Nesse novo olhar, Clark Kent emerge como figura central. O filme propõe uma inversão: não é Kal-El o escolhido, e sim Clark quem escolhe ser quem é. A força do personagem não vem mais da grandiosidade da sua origem, mas da ética construída a partir da vida terrestre. Seus valores foram cultivados na fazenda de seus pais, na convivência humana, no contato com a fragilidade e a complexidade do mundo real. Clark executa um esforço de reidentificação a partir dos escombros de uma mentira fundadora. Ser Super, aqui, não é cumprir uma missão predestinada, mas tomar a decisão de agir com responsabilidade e se apegar aos desígnios do seu próprio povo.

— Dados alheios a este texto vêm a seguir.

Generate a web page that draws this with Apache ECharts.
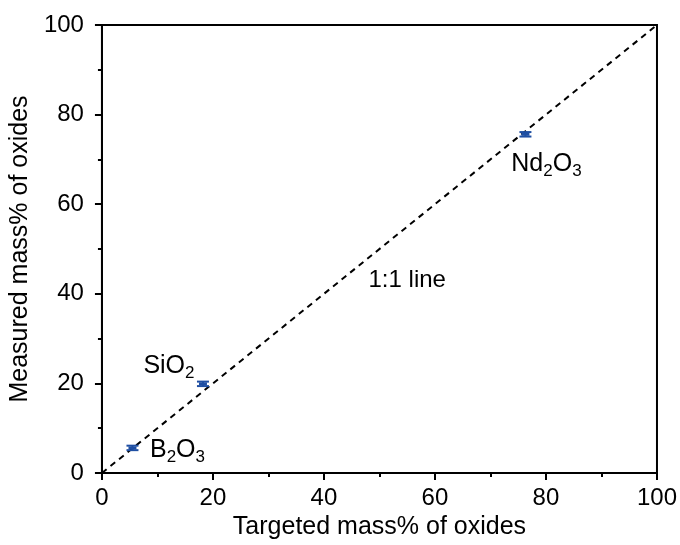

Essa releitura se distancia um pouco das referências evidentes ao cristianismo — onde o enviado é expressão direta da vontade de Deus —, mas não o expurga, mantendo a essência de uma espiritualidade existencial e sensível, que reconhece a dor, o erro, o fracasso e, ainda assim, escolhe o bem. Apresentar o herói como alguém que pode ser vencido, enganado ou abandonado por sua própria história — e que, nesses momentos, aprende a receber o auxílio de sua amada, família e amigos — é reimaginar o que significa ser bom em um mundo imperfeito. Essa é a força de Superman (2025): compreender a humanidade como o maior dos poderes e, assim, criar esperança.
Ao deslocar o centro de gravidade do céu para a Terra, Gunn responde a uma demanda contemporânea. Se em 1978 precisávamos de deuses que caminhassem entre nós, ou em 2013 ansiávamos por um ser supremo que nos levasse ao sol, hoje buscamos humanos que, mesmo caindo do céu, escolham levantar do chão — e lutar conosco e por nós.